白石さんの名前は「住年」と書く珍しい名だ。「父親が決めたのさ。長生きして、家が持てるように、ってね。それでどうだい、部屋も買えたし、この年まで生きてこれた。悪くないだろ?」

 

白石さんは71歳で、店の2階で家族と住んでいる姉と一緒に店を経営している。弟は隣の家に住んでいて、白石さんは自転車でたった数分の距離に住んでいる。戦後、両親は空き地に店を立てた。弁当を売っていたんだ。「そのころは売る物なんてたいした物はなかったから」と姉は付け加えた。煙草にサツマイモ、夏は氷。白石さんは国鉄の事務局員として働いたこともあった。国鉄ではセミプロ野球もやっていた。それで44年前にこの店を開業した。はじめは喫茶だった。
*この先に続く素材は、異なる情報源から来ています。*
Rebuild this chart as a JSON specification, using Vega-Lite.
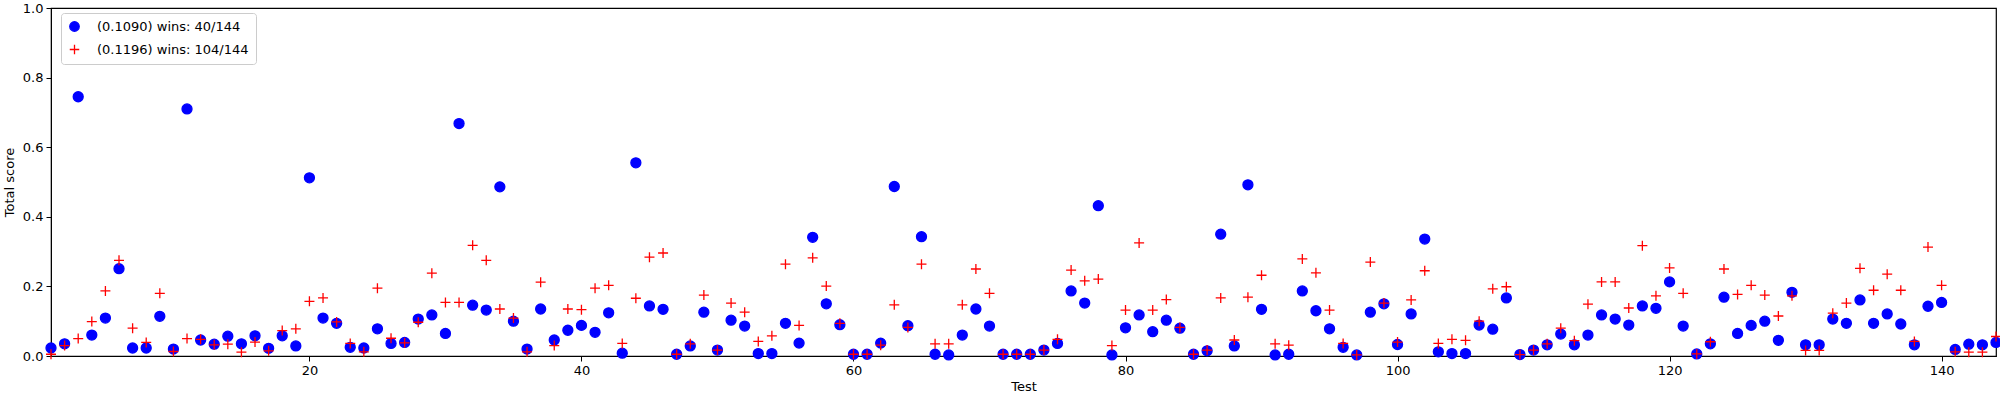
{
  "$schema": "https://vega.github.io/schema/vega-lite/v6.json",
  "autosize": "none",
  "width": 1945,
  "height": 348,
  "padding": {"left": 51, "top": 8, "right": 4, "bottom": 44},
  "background": "white",
  "data": {
    "values": [
      {"test": 1, "a": 0.023, "b": 0.005}, {"test": 2, "a": 0.035, "b": 0.03}, {"test": 3, "a": 0.745, "b": 0.05},
      {"test": 4, "a": 0.06, "b": 0.099}, {"test": 5, "a": 0.109, "b": 0.187}, {"test": 6, "a": 0.251, "b": 0.275},
      {"test": 7, "a": 0.023, "b": 0.08}, {"test": 8, "a": 0.023, "b": 0.039}, {"test": 9, "a": 0.114, "b": 0.18},
      {"test": 10, "a": 0.02, "b": 0.013}, {"test": 11, "a": 0.71, "b": 0.05}, {"test": 12, "a": 0.046, "b": 0.048},
      {"test": 13, "a": 0.034, "b": 0.032}, {"test": 14, "a": 0.057, "b": 0.034}, {"test": 15, "a": 0.035, "b": 0.011},
      {"test": 16, "a": 0.058, "b": 0.04}, {"test": 17, "a": 0.022, "b": 0.015}, {"test": 18, "a": 0.058, "b": 0.073},
      {"test": 19, "a": 0.029, "b": 0.078}, {"test": 20, "a": 0.512, "b": 0.157}, {"test": 21, "a": 0.109, "b": 0.167},
      {"test": 22, "a": 0.094, "b": 0.098}, {"test": 23, "a": 0.025, "b": 0.036}, {"test": 24, "a": 0.023, "b": 0.012},
      {"test": 25, "a": 0.078, "b": 0.195}, {"test": 26, "a": 0.036, "b": 0.051}, {"test": 27, "a": 0.039, "b": 0.038},
      {"test": 28, "a": 0.106, "b": 0.097}, {"test": 29, "a": 0.118, "b": 0.238}, {"test": 30, "a": 0.065, "b": 0.154},
      {"test": 31, "a": 0.668, "b": 0.154}, {"test": 32, "a": 0.146, "b": 0.318}, {"test": 33, "a": 0.132, "b": 0.275},
      {"test": 34, "a": 0.486, "b": 0.135}, {"test": 35, "a": 0.1, "b": 0.109}, {"test": 36, "a": 0.02, "b": 0.012},
      {"test": 37, "a": 0.135, "b": 0.212}, {"test": 38, "a": 0.046, "b": 0.03}, {"test": 39, "a": 0.074, "b": 0.135},
      {"test": 40, "a": 0.088, "b": 0.133}, {"test": 41, "a": 0.068, "b": 0.195}, {"test": 42, "a": 0.124, "b": 0.203},
      {"test": 43, "a": 0.008, "b": 0.036}, {"test": 44, "a": 0.555, "b": 0.166}, {"test": 45, "a": 0.144, "b": 0.284},
      {"test": 46, "a": 0.134, "b": 0.296}, {"test": 47, "a": 0.005, "b": 0.005}, {"test": 48, "a": 0.029, "b": 0.035},
      {"test": 49, "a": 0.126, "b": 0.175}, {"test": 50, "a": 0.017, "b": 0.017}, {"test": 51, "a": 0.103, "b": 0.152},
      {"test": 52, "a": 0.086, "b": 0.126}, {"test": 53, "a": 0.007, "b": 0.042}, {"test": 54, "a": 0.007, "b": 0.058},
      {"test": 55, "a": 0.094, "b": 0.264}, {"test": 56, "a": 0.037, "b": 0.088}, {"test": 57, "a": 0.341, "b": 0.282},
      {"test": 58, "a": 0.15, "b": 0.201}, {"test": 59, "a": 0.09, "b": 0.094}, {"test": 60, "a": 0.005, "b": 0.005},
      {"test": 61, "a": 0.005, "b": 0.005}, {"test": 62, "a": 0.037, "b": 0.031}, {"test": 63, "a": 0.487, "b": 0.147},
      {"test": 64, "a": 0.087, "b": 0.082}, {"test": 65, "a": 0.343, "b": 0.264}, {"test": 66, "a": 0.005, "b": 0.035},
      {"test": 67, "a": 0.003, "b": 0.035}, {"test": 68, "a": 0.06, "b": 0.147}, {"test": 69, "a": 0.135, "b": 0.25},
      {"test": 70, "a": 0.086, "b": 0.18}, {"test": 71, "a": 0.005, "b": 0.005}, {"test": 72, "a": 0.005, "b": 0.005},
      {"test": 73, "a": 0.005, "b": 0.005}, {"test": 74, "a": 0.017, "b": 0.017}, {"test": 75, "a": 0.036, "b": 0.048},
      {"test": 76, "a": 0.187, "b": 0.247}, {"test": 77, "a": 0.152, "b": 0.216}, {"test": 78, "a": 0.432, "b": 0.221},
      {"test": 79, "a": 0.003, "b": 0.03}, {"test": 80, "a": 0.081, "b": 0.132}, {"test": 81, "a": 0.118, "b": 0.325},
      {"test": 82, "a": 0.07, "b": 0.132}, {"test": 83, "a": 0.103, "b": 0.162}, {"test": 84, "a": 0.08, "b": 0.082},
      {"test": 85, "a": 0.005, "b": 0.005}, {"test": 86, "a": 0.015, "b": 0.017}, {"test": 87, "a": 0.35, "b": 0.167},
      {"test": 88, "a": 0.029, "b": 0.046}, {"test": 89, "a": 0.492, "b": 0.169}, {"test": 90, "a": 0.134, "b": 0.232},
      {"test": 91, "a": 0.003, "b": 0.035}, {"test": 92, "a": 0.005, "b": 0.031}, {"test": 93, "a": 0.187, "b": 0.279},
      {"test": 94, "a": 0.13, "b": 0.239}, {"test": 95, "a": 0.078, "b": 0.132}, {"test": 96, "a": 0.025, "b": 0.036},
      {"test": 97, "a": 0.003, "b": 0.003}, {"test": 98, "a": 0.126, "b": 0.27}, {"test": 99, "a": 0.15, "b": 0.152},
      {"test": 100, "a": 0.033, "b": 0.04}, {"test": 101, "a": 0.121, "b": 0.161}, {"test": 102, "a": 0.336, "b": 0.245},
      {"test": 103, "a": 0.012, "b": 0.036}, {"test": 104, "a": 0.007, "b": 0.048}, {"test": 105, "a": 0.007, "b": 0.045},
      {"test": 106, "a": 0.089, "b": 0.1}, {"test": 107, "a": 0.077, "b": 0.193}, {"test": 108, "a": 0.167, "b": 0.199},
      {"test": 109, "a": 0.004, "b": 0.004}, {"test": 110, "a": 0.017, "b": 0.017}, {"test": 111, "a": 0.032, "b": 0.035},
      {"test": 112, "a": 0.063, "b": 0.08}, {"test": 113, "a": 0.032, "b": 0.044}, {"test": 114, "a": 0.06, "b": 0.149},
      {"test": 115, "a": 0.118, "b": 0.213}, {"test": 116, "a": 0.106, "b": 0.213}, {"test": 117, "a": 0.089, "b": 0.138},
      {"test": 118, "a": 0.144, "b": 0.317}, {"test": 119, "a": 0.137, "b": 0.173}, {"test": 120, "a": 0.213, "b": 0.253},
      {"test": 121, "a": 0.086, "b": 0.18}, {"test": 122, "a": 0.006, "b": 0.006}, {"test": 123, "a": 0.035, "b": 0.041},
      {"test": 124, "a": 0.169, "b": 0.25}, {"test": 125, "a": 0.065, "b": 0.177}, {"test": 126, "a": 0.088, "b": 0.203},
      {"test": 127, "a": 0.1, "b": 0.175}, {"test": 128, "a": 0.045, "b": 0.115}, {"test": 129, "a": 0.183, "b": 0.173},
      {"test": 130, "a": 0.032, "b": 0.016}, {"test": 131, "a": 0.032, "b": 0.016}, {"test": 132, "a": 0.106, "b": 0.123},
      {"test": 133, "a": 0.094, "b": 0.152}, {"test": 134, "a": 0.161, "b": 0.252}, {"test": 135, "a": 0.094, "b": 0.189},
      {"test": 136, "a": 0.121, "b": 0.235}, {"test": 137, "a": 0.092, "b": 0.189}, {"test": 138, "a": 0.032, "b": 0.042},
      {"test": 139, "a": 0.143, "b": 0.313}, {"test": 140, "a": 0.154, "b": 0.203}, {"test": 141, "a": 0.019, "b": 0.012},
      {"test": 142, "a": 0.034, "b": 0.011}, {"test": 143, "a": 0.032, "b": 0.011}, {"test": 144, "a": 0.039, "b": 0.056}
    ]
  },
  "transform": [
    {"fold": ["a", "b"], "as": ["key", "score"]},
    {"calculate": "datum.key == 'a' ? '(0.1090) wins: 40/144' : '(0.1196) wins: 104/144'", "as": "series"}
  ],
  "encoding": {
    "x": {
      "field": "test", "type": "quantitative", "title": "Test",
      "scale": {"domain": [1, 144], "nice": false, "zero": false},
      "axis": {"values": [20, 40, 60, 80, 100, 120, 140], "grid": false, "domainColor": "black", "tickColor": "black", "labelColor": "black", "titleColor": "black", "labelFont": "DejaVu Sans", "titleFont": "DejaVu Sans", "labelFontSize": 13, "titleFontSize": 13, "titleFontWeight": "normal", "tickSize": 5, "labelPadding": 3, "titlePadding": 3}
    },
    "y": {
      "field": "score", "type": "quantitative", "title": "Total score",
      "scale": {"domain": [0, 1], "nice": false},
      "axis": {"values": [0, 0.2, 0.4, 0.6, 0.8, 1.0], "format": ".1f", "grid": false, "domainColor": "black", "tickColor": "black", "labelColor": "black", "titleColor": "black", "labelFont": "DejaVu Sans", "titleFont": "DejaVu Sans", "labelFontSize": 13, "titleFontSize": 13, "titleFontWeight": "normal", "tickSize": 5, "labelPadding": 3, "titlePadding": 6}
    },
    "shape": {
      "field": "series", "type": "nominal", "title": null,
      "scale": {"domain": ["(0.1090) wins: 40/144", "(0.1196) wins: 104/144"], "range": ["circle", "M-1,0H1M0,-1V1"]}
    },
    "fill": {
      "field": "series", "type": "nominal", "title": null,
      "scale": {"domain": ["(0.1090) wins: 40/144", "(0.1196) wins: 104/144"], "range": ["#0000ff", "transparent"]}
    },
    "stroke": {
      "field": "series", "type": "nominal", "title": null,
      "scale": {"domain": ["(0.1090) wins: 40/144", "(0.1196) wins: 104/144"], "range": ["#0000ff", "#ff0000"]},
      "legend": {"orient": "none", "legendX": 10, "legendY": 5, "padding": 7, "rowPadding": 8, "strokeColor": "#cccccc", "fillColor": "white", "cornerRadius": 3, "labelFont": "DejaVu Sans", "labelFontSize": 13, "labelColor": "black", "symbolSize": 90, "symbolStrokeWidth": 1.3, "labelOffset": 16, "offset": 0}
    }
  },
  "mark": {"type": "point", "size": 100, "strokeWidth": 1.3, "opacity": 1},
  "config": {"view": {"stroke": "black", "strokeWidth": 1.2}}
}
駅から流れてくる人通りがある。改札の外に設けられた喫煙コーナーでたむろっている連中もいる。窓から見ると通りはL字形になっており、角を曲がると、人通りを観察できる。ブルーの階段を登る人、降りる人。サラリーマンとOL、商人、年配の人や学生など。白石さんは、こんな人の流れを眺めるのにいい場所だと言う。

おそらくこの店は風水で良い位置にあるのだろう。南北に抜けており、風通りもよく、3つの流れに近接している。すぐそばに大学もある。窓の向こうで、堤防に沿って電車が音を立てて走っていく。「あの電車は10分に6本は走っているんですよ」と姉は言う。人通りのある場所が好きなんだろう。
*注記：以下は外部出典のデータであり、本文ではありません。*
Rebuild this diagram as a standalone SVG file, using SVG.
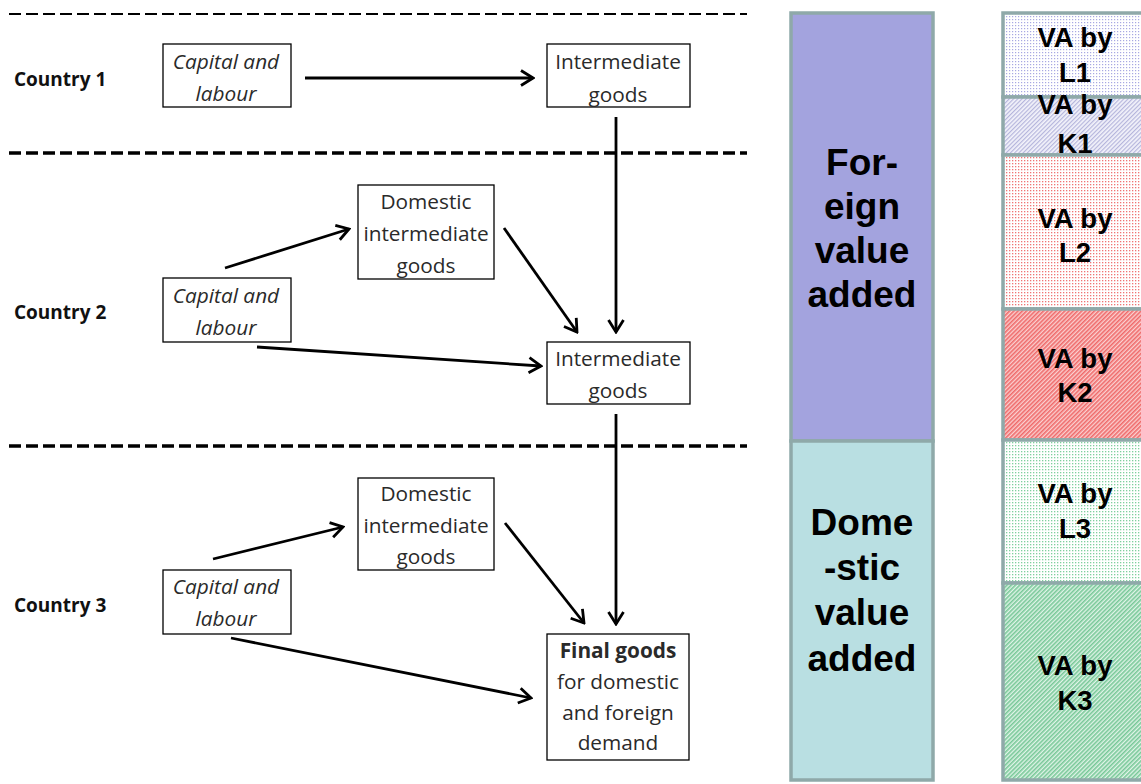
<svg xmlns="http://www.w3.org/2000/svg" width="1141" height="784" viewBox="0 0 1141 784">
<style>
.box{fill:#fff;stroke:#000;stroke-width:1.3}
.bt{font-family:"Open Sans","Liberation Sans",sans-serif;font-size:20.8px;fill:#2a2a2a;text-anchor:middle}
.it{font-style:italic}
.cl{font-family:"Open Sans","Liberation Sans",sans-serif;font-size:19px;font-weight:bold;fill:#111}
.dash{stroke:#000;stroke-dasharray:12 5;fill:none}
.arr{stroke:#000;stroke-width:2.8;fill:none;marker-end:url(#ah)}
.big{font-family:"Liberation Sans",Arial,sans-serif;font-weight:bold;font-size:37px;fill:#000;text-anchor:middle}
.va{font-family:"Liberation Sans",Arial,sans-serif;font-weight:bold;font-size:27.5px;fill:#000;text-anchor:middle}
.seg{stroke:#8fa9a9;stroke-width:3.5}
</style>
<defs>
<marker id="ah" viewBox="-15 -10 17 20" refX="0" refY="0" markerWidth="17" markerHeight="20" markerUnits="userSpaceOnUse" orient="auto">
<path d="M-12,-7.5 L0,0 L-12,7.5" fill="none" stroke="#000" stroke-width="2.8"/>
</marker>
<pattern id="dotP" width="3" height="3" patternUnits="userSpaceOnUse"><rect width="3" height="3" fill="#fff"/><rect x="1" y="1" width="1.2" height="1.2" fill="#a8a8e2"/></pattern>
<pattern id="hatP" width="3" height="3" patternUnits="userSpaceOnUse" patternTransform="rotate(45)"><rect width="3" height="3" fill="#f3f3fb"/><rect width="1.2" height="3" fill="#b5b5dc"/></pattern>
<pattern id="dotR" width="3" height="3" patternUnits="userSpaceOnUse"><rect width="3" height="3" fill="#fff"/><rect x="1" y="1" width="1.3" height="1.3" fill="#f07474"/></pattern>
<pattern id="hatR" width="3" height="3" patternUnits="userSpaceOnUse" patternTransform="rotate(45)"><rect width="3" height="3" fill="#fbd0d0"/><rect width="1.6" height="3" fill="#ef6a6a"/></pattern>
<pattern id="dotG" width="3" height="3" patternUnits="userSpaceOnUse"><rect width="3" height="3" fill="#fff"/><rect x="1" y="1" width="1.3" height="1.3" fill="#7fd09e"/></pattern>
<pattern id="hatG" width="3" height="3" patternUnits="userSpaceOnUse" patternTransform="rotate(45)"><rect width="3" height="3" fill="#e0f4e8"/><rect width="1.6" height="3" fill="#78c898"/></pattern>
</defs>
<rect width="1141" height="784" fill="#fff"/>

<g id="separators">
<line class="dash" x1="9" y1="14" x2="747" y2="14" stroke-width="2"/>
<line class="dash" x1="9" y1="153" x2="747" y2="153" stroke-width="3.5"/>
<line class="dash" x1="9" y1="446" x2="747" y2="446" stroke-width="3.5"/>
</g>

<g id="country-labels">
<text class="cl" x="14" y="86">Country 1</text>
<text class="cl" x="14" y="319">Country 2</text>
<text class="cl" x="14" y="612">Country 3</text>
</g>

<g id="connectors">
<line class="arr" x1="305" y1="78" x2="533" y2="78"/>
<line class="arr" x1="616" y1="117" x2="616" y2="332"/>
<line class="arr" x1="225" y1="268" x2="349" y2="229"/>
<line class="arr" x1="504" y1="228" x2="577" y2="332"/>
<line class="arr" x1="257" y1="347" x2="541" y2="366"/>
<line class="arr" x1="616" y1="414" x2="616" y2="624"/>
<line class="arr" x1="213" y1="559" x2="343" y2="527"/>
<line class="arr" x1="505" y1="523" x2="584" y2="623"/>
<line class="arr" x1="231" y1="638" x2="531" y2="698"/>
</g>

<g id="c1-capital">
<rect class="box" x="163" y="44" width="128" height="63"/>
<text class="bt it" x="226" y="69">Capital and</text>
<text class="bt it" x="226" y="101">labour</text>
</g>
<g id="c1-intermediate">
<rect class="box" x="547" y="44" width="143" height="63"/>
<text class="bt" x="618" y="69">Intermediate</text>
<text class="bt" x="618" y="102">goods</text>
</g>

<g id="c2-domestic">
<rect class="box" x="358" y="185" width="136" height="94"/>
<text class="bt" x="426" y="209">Domestic</text>
<text class="bt" x="426" y="241">intermediate</text>
<text class="bt" x="426" y="273">goods</text>
</g>
<g id="c2-capital">
<rect class="box" x="163" y="278" width="128" height="64"/>
<text class="bt it" x="226" y="303">Capital and</text>
<text class="bt it" x="226" y="335">labour</text>
</g>
<g id="c2-intermediate">
<rect class="box" x="547" y="342" width="143" height="62"/>
<text class="bt" x="618" y="366">Intermediate</text>
<text class="bt" x="618" y="398">goods</text>
</g>

<g id="c3-domestic">
<rect class="box" x="358" y="478" width="136" height="92"/>
<text class="bt" x="426" y="501">Domestic</text>
<text class="bt" x="426" y="533">intermediate</text>
<text class="bt" x="426" y="564">goods</text>
</g>
<g id="c3-capital">
<rect class="box" x="163" y="570" width="128" height="64"/>
<text class="bt it" x="226" y="594">Capital and</text>
<text class="bt it" x="226" y="626">labour</text>
</g>
<g id="c3-final">
<rect class="box" x="547" y="634" width="142" height="126" stroke-width="2.8"/>
<text class="bt" x="618" y="658" font-weight="bold" fill="#111">Final goods</text>
<text class="bt" x="618" y="689">for domestic</text>
<text class="bt" x="618" y="720">and foreign</text>
<text class="bt" x="618" y="750">demand</text>
</g>

<g id="value-added-split">
<rect class="seg" x="791" y="13" width="142" height="428" fill="#a3a3de"/>
<rect class="seg" x="791" y="441" width="142" height="339" fill="#b9dfe2"/>
<text class="big" x="862" y="175">For-</text>
<text class="big" x="862" y="219">eign</text>
<text class="big" x="862" y="263">value</text>
<text class="big" x="862" y="307">added</text>
<text class="big" x="862" y="535">Dome</text>
<text class="big" x="862" y="580">-stic</text>
<text class="big" x="862" y="625">value</text>
<text class="big" x="862" y="671">added</text>
</g>

<g id="factor-split">
<rect class="seg" x="1003" y="13" width="145" height="84" fill="url(#dotP)"/>
<rect class="seg" x="1003" y="97" width="145" height="58" fill="url(#hatP)"/>
<rect class="seg" x="1003" y="155" width="145" height="154" fill="url(#dotR)"/>
<rect class="seg" x="1003" y="309" width="145" height="131" fill="url(#hatR)"/>
<rect class="seg" x="1003" y="440" width="145" height="143" fill="url(#dotG)"/>
<rect class="seg" x="1003" y="583" width="145" height="197" fill="url(#hatG)"/>
<text class="va" x="1075" y="47">VA by</text>
<text class="va" x="1075" y="82">L1</text>
<text class="va" x="1075" y="114">VA by</text>
<text class="va" x="1075" y="153">K1</text>
<text class="va" x="1075" y="228">VA by</text>
<text class="va" x="1075" y="262">L2</text>
<text class="va" x="1075" y="368">VA by</text>
<text class="va" x="1075" y="402">K2</text>
<text class="va" x="1075" y="503">VA by</text>
<text class="va" x="1075" y="538">L3</text>
<text class="va" x="1075" y="675">VA by</text>
<text class="va" x="1075" y="710">K3</text>
</g>
</svg>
白石さんも姉に似て、自分の名前やアパートの話をするにしても、丹念に料理を作る様子にしても、白石さんは常に感謝の気持ちで生きているという印象を与えてくれる。第一印象では少しばかり不機嫌に見えるのだが、みゆきラーメンには、そこにいる人の心を一つにしてくれる空気が流れている。まるで同じ経験を他の人と分かち合っているかのように。先週は、この周りを開拓している好奇心旺盛なカップルと知り合った。赤いバンダナを巻いた中折帽子を被る男と、70年代のヒッピー風なワンピースを着る女。僕に笑いかけて、ビールを注文した。それぞれ違うラーメンを頼んで、丼を交換しあって、それぞれを味見した。二人はその美味しさに驚いていた。ドイツ製のポケットカメラについて話がっていた年配の男性とも出会った。タクシーの運転手もいれば、女子学生達に出くわすこともある。

 

「店を持つ面白さはこれなんだよ、来るいろんな人達。」

このレストランはあるテレビドラマの舞台となったことがあった。身入りの少ない片田舎にある学校で理想主義を掲げる先生の話だ。虐めや同性愛、閉じこもり、あるいは学生の自殺などの問題にぶちあたる。ラーメン屋の批評欄に、このドラマについて掲載されることもあったが、収入に大した影響はなかった。でも白石さんにとってはそれもどうでもいいことだ。もう10年以上前のことだという。

 

白石さんは外を指してこう言う。「あそこの壁がなかったころにゃ、仲間と一緒に川に飛び込んでよく遊んだのさ。あの頃は子供が多かったからなあ。」

「水は汚くなかったんですか?」

「いや。それはもっと後だね、60年代に入ってからだ」

「"爆弾池"で泳いで遊んだものですよ」と姉がつけ加えた。

「この道は、昔は袋小路じゃなかったんだよ。線路のところに踏み切りがあってね、そのまま木でできた橋に続いてたんだ、堀切橋っていって、その向こうが葛飾区だったんだ。どこかに写真があるはずだな。探してみるよ」と白石さん。

 

経済成長のころの発展で、このあたりが砂漠化してしまった。しかし駅はまだこの街で鼓動している。人々の群は波のように、電車が行き交う度に押し寄せたり引いたりする。最低限の生活がある。それ以

ここは夢の孤独な前哨地だ。当たり前な表現だと思いながらも「良い場所ですね」と言った。「知ってるさ。ここは東京だけど、田舎みたいだろ?」と白石さんは返した。